Eh bien. Clément le fait si bien que lors de leur première sortie commune en public, Sandra porte une robe rouge décolletée. Linn est ravie de la présence de Clément – elle ne parle pas du tout de son père disparu et ne fait aucune crise de colère parce qu’elle a soudainement perdu l’attention entière de sa mère, bien qu’elle essaie au moins de simuler une blessure à la jambe de façon suffisamment convaincante pour que Sandra l’emmène chez le médecin. Les vêtements de chacun sont très bien repassés. Il y a beaucoup de musique au clavecin en arrière-plan.

Sandra est tellement absorbée par ses sentiments pour Clément qu’elle commence à être un peu mauvaise dans son travail, même si cela n’a pas de conséquences. Alors que Georg passe par plusieurs maisons de retraite légèrement problématiques, les responsabilités accablantes de Sandra consistent à discuter de temps en temps avec sa mère de la bibliothèque de Georg. À un moment donné, elle dit même à Linn qu’elle est plus proche des livres de son père qu’elle ne l’est de lui.

© Les Films Pelleas

Si la scénariste et réalisatrice Mia Hansen-Løve avait un objectif précis à atteindre, elle l’a fait si gentiment qu’elle a perdu toute urgence dramatique. Si elle voulait que nous joignions nos mains et chantions “Le cycle de la vie” alors que Sandra trouve un nouvel amour au moment où son père Georg commence à mourir, l’enjeu devrait être un peu plus important que de savoir qui va recevoir une collection de livres de philosophie (spoiler : une ancienne élève de Georg aborde Sandra dans la rue et lui dit qu’elle serait honorée d’avoir un souvenir de son professeur préféré, et la famille se débarrasse de la plupart des livres).
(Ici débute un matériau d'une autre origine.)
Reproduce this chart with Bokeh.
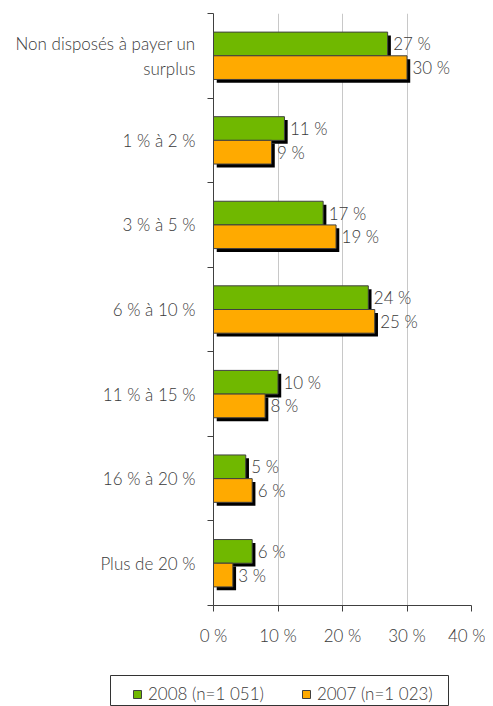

Peut-être est-ce injuste, Mme Hansen-Løve se spécialise dans la description réaliste des petites luttes des petits artistes sans être elle-même une petite artiste, mais ce n’est tout simplement pas très intéressant lorsque le principal obstacle dans la vie de quelqu’un est la femme de quelqu’un d’autre que nous ne voyons jamais. La réalité, bien sûr, c’est que tout ce comportement agréable et cette discussion mature cachent des vérités horribles.

© Les Films Pelleas

Clément trahit sa femme et son enfant chaque fois qu’il passe un après-midi agréable avec Sandra et Linn, Georg est en train de perdre la partie de son corps – son esprit – à laquelle il tenait le plus et il est seul avec des étrangers pendant que cela se produit, la première activité sexuelle de Sandra depuis la mort de son mari la fait passer pour une vierge écervelée au lieu d’une femme financièrement indépendante menant l’une des vies les plus sophistiquées du monde. Pourquoi diable aucun de ces problèmes n’a été amplifié au maximum ? Si Françoise avait insisté pour que Sandra et sa soeur Elodie (une Sarah Le Picard amèrement sous-utilisée) assument les soins, forçant Sandra à passer son temps avec le misérable Georg au lieu du délicieux Clément, nous aurions pu avoir un vrai conflit.

Au lieu de cela, tout est désespérément poli. Même la petite attaque contre La Reine des neiges 2 est légère. Bien que l’on puisse dire ce que l’on veut des films Disney, ils savent ce que cela signifie de perdre ses parents.

Note : 2 sur 5.

Un beau matin au cinéma le 5 octobre 2022.